Did anyone at the FDA, while they were certifying the Sturgis plant as fit to reopen, bother to tell the Abbott CEO to build a disaster recovery plan for the Sturgis facility?
We do not know. That data point has not been reported in the media.
What we do know is that for Abbott not to have some semblance of contingency plan is a staggering amount of incompetence.
One Big Plant Is One Bad Idea
Given the obvious inevitability of Mother Nature’s tempests, this most recent Sturgis closure brings forward the proposition that perhaps a fundamental flaw in the Sturgis plant lies in its size.
Maybe—just maybe—it is a bad idea to have one plant producing one-fifth of all infant formula sold in the United States.
Maybe—just maybe—it is a bad idea for state level WIC programs to be required to give monopoly contracts to infant formula suppliers. Maybe—just maybe—it is a bad idea for one company (Abbott) to be the monopoly supplier for 34 of those state programs.

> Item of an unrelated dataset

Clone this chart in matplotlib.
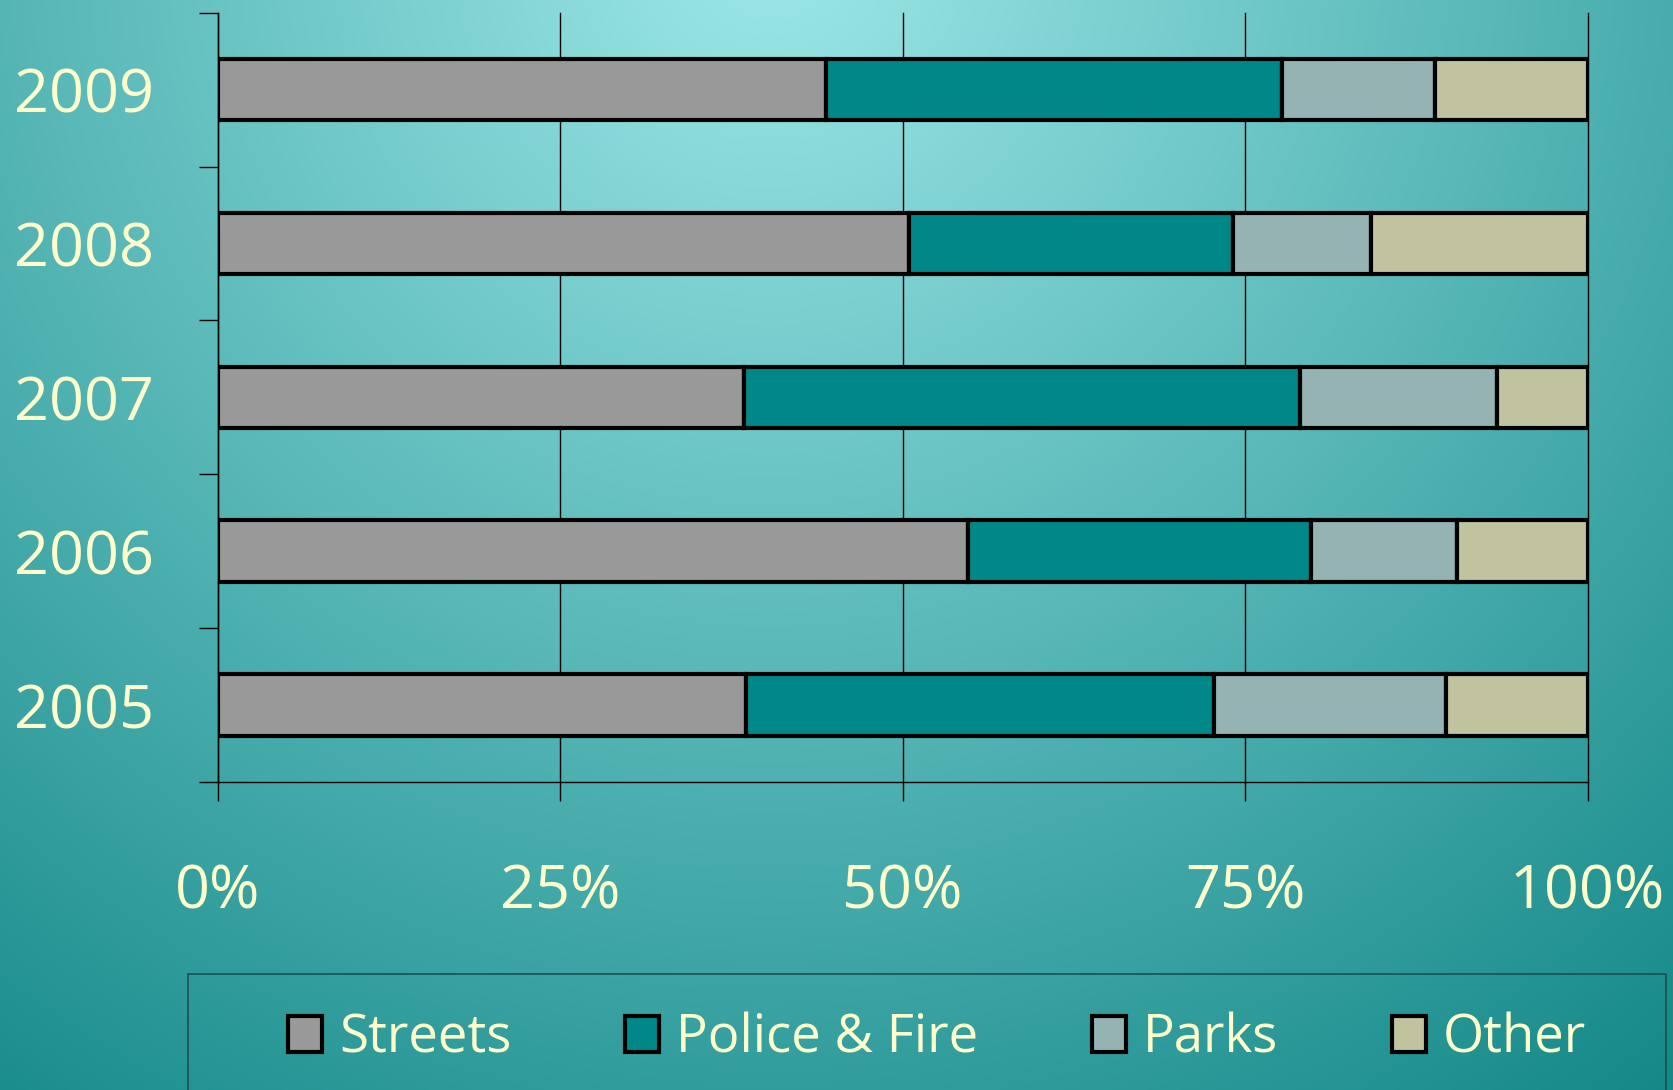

Maybe—just maybe—the FDA should have been looking at exactly how “resilient, diverse, and responsible” Abbott’s supply chain actually is, as the reality of the Sturgis closures speaks to a supply chain that is neither resilient, nor diverse, nor responsible.
Maybe—just maybe—those who are charged with administering the regulatory apparatus ostensibly built on our behalf should exercise the diligence that is their charter and their mandate. Or maybe—just maybe—those same bureaucrats should close up shop, go home, and just get the Hell out of the way of private enterprise for a change.
Actually, there is no maybe about that. That is exactly what the FDA should do. To borrow from Oliver Cromwell: “You have sat too long here for any good you have been doing. Depart, I say, and let us have done with you. In the name of God, go.”
Without a supine FDA to cover their shortcomings and malfeasances, Abbott would quickly face a moment of decision: run an honest enterprise and an efficient plant or go out of business. Remove the alphabet agencies that to a man have been co-opted by the very companies they purport to regulate and those same companies would be faced with a much more competitive business climate.
Without the FDA running political cover, Abbott would have to figure out how to keep the Sturgis plant from leaking when it rains, or sell the plant to an entrepreneur who can do that.
Without legally mandated monopoly contracts to WIC agencies, competitive bidding would expand the range of suppliers for infant formula and mitigate the impacts of a supply disruption at any one supplier.
Big Business would not exist without Big Government. Eliminate Big Government and Big Business will fall by the wayside, as it deserves to do.
It is past time to say this to the whole of the FDA bureaucracy: “In the name of God, GO!”